Volvió a casa, separada del mundo por la tercera puerta sobre la derecha de una estrecha quinta. Al abrirla, se enfrentó a los mismos cuatro ambientes: recibidor, sala, dormitorio y cocina, que su novia hacía unas horas acababa de abandonar.
El vacío le resecaba la garganta.
Quiso buscar una gaseosa en el refrigerador, pero ya no quedaban botellas. Tampoco el aparato que solía enfriarlas. Pensó en servirse un vaso de agua, pero encontró vacía la gaveta sobre el grifo. Podría haber llamado por teléfono a la bodega para llenar la despensa, pero del aparato solo quedaba el cable conector, con los extremos pelados, con la forma de dos pequeños signos de interrogación. Su celular no tenía batería.
A ella no le había tomado mucho tiempo llevárselo casi todo. Fue una especie de Papá Noel al revés: en vez de dejar regalos, repletó su saco de objetos compartidos antes de irse.
Él repasa mentalmente las pérdidas. Se había llevado libros e incluso los cachivaches que adornaban su biblioteca: réplicas de bicicletas antiguas, pequeñas figuras de cerámica, la pistola con la que su bisabuelo peleó en la guerra. Le resulta insoportable mirar los anaqueles sin las figuras de acción dispuestas en rincones estratégicos, que protegían los volúmenes del peligro: Superman se apoyaba sobre el lomo de “La casa verde”, de Vargas Llosa; Batman vigilaba una antología de cuentos de Ribeyro; una Mujer Maravilla desplegaba su lazo mágico frente a la poesía completa de Blanca Varela. Le gustaba comparar el poder de persuasión literaria con los superpoderes de los héroes de historieta. Algunos son capaces de cargar el mundo sobre sus hombros; otros, más discretos, saben hacerse invisibles.
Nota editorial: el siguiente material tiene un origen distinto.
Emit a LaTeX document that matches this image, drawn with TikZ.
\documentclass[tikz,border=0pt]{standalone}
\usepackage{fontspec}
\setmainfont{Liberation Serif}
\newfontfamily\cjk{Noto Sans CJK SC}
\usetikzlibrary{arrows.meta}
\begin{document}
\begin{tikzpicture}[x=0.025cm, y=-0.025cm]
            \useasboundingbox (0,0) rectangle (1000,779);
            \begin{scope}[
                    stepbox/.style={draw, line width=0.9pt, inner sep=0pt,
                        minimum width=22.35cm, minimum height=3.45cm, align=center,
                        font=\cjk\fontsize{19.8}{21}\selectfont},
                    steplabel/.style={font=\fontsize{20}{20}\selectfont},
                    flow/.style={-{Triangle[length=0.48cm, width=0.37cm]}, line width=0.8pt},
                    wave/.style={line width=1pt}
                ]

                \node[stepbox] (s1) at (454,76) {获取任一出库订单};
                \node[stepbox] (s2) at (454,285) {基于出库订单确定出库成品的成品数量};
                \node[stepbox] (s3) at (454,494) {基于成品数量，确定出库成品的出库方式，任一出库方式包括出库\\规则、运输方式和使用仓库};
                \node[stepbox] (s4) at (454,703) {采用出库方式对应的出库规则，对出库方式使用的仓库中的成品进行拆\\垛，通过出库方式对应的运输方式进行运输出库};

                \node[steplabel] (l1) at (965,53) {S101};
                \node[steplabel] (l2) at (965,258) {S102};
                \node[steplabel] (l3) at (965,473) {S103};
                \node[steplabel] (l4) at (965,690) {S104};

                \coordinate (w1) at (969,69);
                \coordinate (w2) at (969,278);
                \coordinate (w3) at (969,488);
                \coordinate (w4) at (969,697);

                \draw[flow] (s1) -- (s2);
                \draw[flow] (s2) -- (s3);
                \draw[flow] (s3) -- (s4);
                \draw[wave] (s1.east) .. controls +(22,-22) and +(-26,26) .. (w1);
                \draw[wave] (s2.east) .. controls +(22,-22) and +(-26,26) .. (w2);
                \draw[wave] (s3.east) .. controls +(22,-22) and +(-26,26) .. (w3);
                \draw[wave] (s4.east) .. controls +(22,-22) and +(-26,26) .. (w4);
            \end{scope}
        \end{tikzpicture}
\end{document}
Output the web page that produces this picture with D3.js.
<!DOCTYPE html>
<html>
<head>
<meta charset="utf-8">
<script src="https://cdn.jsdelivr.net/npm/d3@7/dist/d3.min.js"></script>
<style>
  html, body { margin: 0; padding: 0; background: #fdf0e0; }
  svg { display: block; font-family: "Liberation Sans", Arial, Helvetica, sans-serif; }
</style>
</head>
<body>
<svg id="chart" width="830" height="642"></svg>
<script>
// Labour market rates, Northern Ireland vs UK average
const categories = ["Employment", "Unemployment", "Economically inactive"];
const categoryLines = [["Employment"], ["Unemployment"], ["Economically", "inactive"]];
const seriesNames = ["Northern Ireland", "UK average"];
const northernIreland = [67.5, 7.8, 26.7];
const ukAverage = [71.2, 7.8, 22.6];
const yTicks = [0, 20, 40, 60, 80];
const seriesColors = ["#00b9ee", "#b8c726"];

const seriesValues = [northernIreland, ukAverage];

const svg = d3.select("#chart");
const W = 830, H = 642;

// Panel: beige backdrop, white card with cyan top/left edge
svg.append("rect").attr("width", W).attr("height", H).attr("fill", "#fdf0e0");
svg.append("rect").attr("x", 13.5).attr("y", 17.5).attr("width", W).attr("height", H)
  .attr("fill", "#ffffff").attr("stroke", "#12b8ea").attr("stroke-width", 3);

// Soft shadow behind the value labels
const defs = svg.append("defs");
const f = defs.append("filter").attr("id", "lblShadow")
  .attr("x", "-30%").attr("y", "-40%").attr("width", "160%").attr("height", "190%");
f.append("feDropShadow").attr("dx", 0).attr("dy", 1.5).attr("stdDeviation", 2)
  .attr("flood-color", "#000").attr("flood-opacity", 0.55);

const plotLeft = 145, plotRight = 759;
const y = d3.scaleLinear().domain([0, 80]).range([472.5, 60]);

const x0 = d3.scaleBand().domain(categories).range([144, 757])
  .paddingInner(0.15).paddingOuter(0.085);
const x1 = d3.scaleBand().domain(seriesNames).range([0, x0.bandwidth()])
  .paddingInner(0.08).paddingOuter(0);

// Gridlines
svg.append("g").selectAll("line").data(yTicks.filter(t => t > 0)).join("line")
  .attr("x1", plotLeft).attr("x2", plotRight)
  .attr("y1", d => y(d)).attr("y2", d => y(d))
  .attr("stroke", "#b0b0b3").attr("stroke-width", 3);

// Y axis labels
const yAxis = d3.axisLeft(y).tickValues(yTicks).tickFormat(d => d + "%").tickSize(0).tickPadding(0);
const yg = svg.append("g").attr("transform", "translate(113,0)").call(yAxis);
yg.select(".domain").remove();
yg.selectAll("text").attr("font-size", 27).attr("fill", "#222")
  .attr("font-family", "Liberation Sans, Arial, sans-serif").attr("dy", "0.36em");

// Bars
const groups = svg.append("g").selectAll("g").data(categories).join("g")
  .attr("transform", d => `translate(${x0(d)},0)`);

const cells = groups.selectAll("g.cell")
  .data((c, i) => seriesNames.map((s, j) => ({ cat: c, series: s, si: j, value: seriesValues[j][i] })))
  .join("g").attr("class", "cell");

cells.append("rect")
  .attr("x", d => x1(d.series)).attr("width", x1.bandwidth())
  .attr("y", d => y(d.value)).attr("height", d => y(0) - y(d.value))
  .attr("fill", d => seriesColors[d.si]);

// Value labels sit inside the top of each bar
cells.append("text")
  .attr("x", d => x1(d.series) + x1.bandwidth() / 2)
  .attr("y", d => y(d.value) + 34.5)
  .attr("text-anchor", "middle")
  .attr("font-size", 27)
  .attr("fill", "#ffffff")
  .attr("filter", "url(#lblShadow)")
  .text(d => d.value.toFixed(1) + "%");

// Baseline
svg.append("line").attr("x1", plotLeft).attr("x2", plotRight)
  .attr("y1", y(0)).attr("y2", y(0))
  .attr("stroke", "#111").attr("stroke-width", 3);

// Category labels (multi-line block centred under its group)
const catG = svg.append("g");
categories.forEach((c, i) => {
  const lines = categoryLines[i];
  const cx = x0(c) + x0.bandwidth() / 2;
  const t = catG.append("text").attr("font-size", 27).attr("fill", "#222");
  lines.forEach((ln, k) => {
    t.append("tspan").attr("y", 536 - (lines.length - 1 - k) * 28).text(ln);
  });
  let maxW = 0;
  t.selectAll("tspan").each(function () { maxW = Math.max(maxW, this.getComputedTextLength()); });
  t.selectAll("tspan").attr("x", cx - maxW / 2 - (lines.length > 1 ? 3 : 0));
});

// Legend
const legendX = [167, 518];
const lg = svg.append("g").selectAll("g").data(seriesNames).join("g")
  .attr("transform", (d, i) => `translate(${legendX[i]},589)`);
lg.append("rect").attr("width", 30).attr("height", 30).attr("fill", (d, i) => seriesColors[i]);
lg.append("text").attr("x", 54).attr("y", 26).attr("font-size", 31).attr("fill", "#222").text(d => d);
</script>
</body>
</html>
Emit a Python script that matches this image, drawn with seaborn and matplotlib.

Del pillaje se había salvado solo un Ultra Siete traído para él desde el Japón como un regalo de Navidad. Lo conservaba en su caja original, sobre el anaquel. De no ser por las imágenes del superhéroe impresas y por su propia estampa protegida por una plancha de mica plástica, podría confundirse con un empaque de sopa ramen. La pieza replicaba exactamente su traje rojo de aplicaciones metálicas, su máscara luminosa, su afilada y letal guillotina que, lanzada desde su cabeza, degollaba a cualquier monstruo espacial. Cuando niño, él no se daba cuenta de su violencia ni de su crueldad. Solo admiraba cómo Dan Moroboshi se convertía en Ultra Siete para salvar a Tokio de toda criatura que coleteara entre los rascacielos.
Dicen que a través de la admiración por los héroes, el adolescente desarrolla su personalidad. Por el contrario, en ese momento, ese hombre solo cree que podría seguir sintiéndose joven mientras tuviera héroes a los que venerar. Esa tarde, horas antes de Navidad, la imagen de aquel héroe sobreviviente lo anima a elevar los pies del suelo.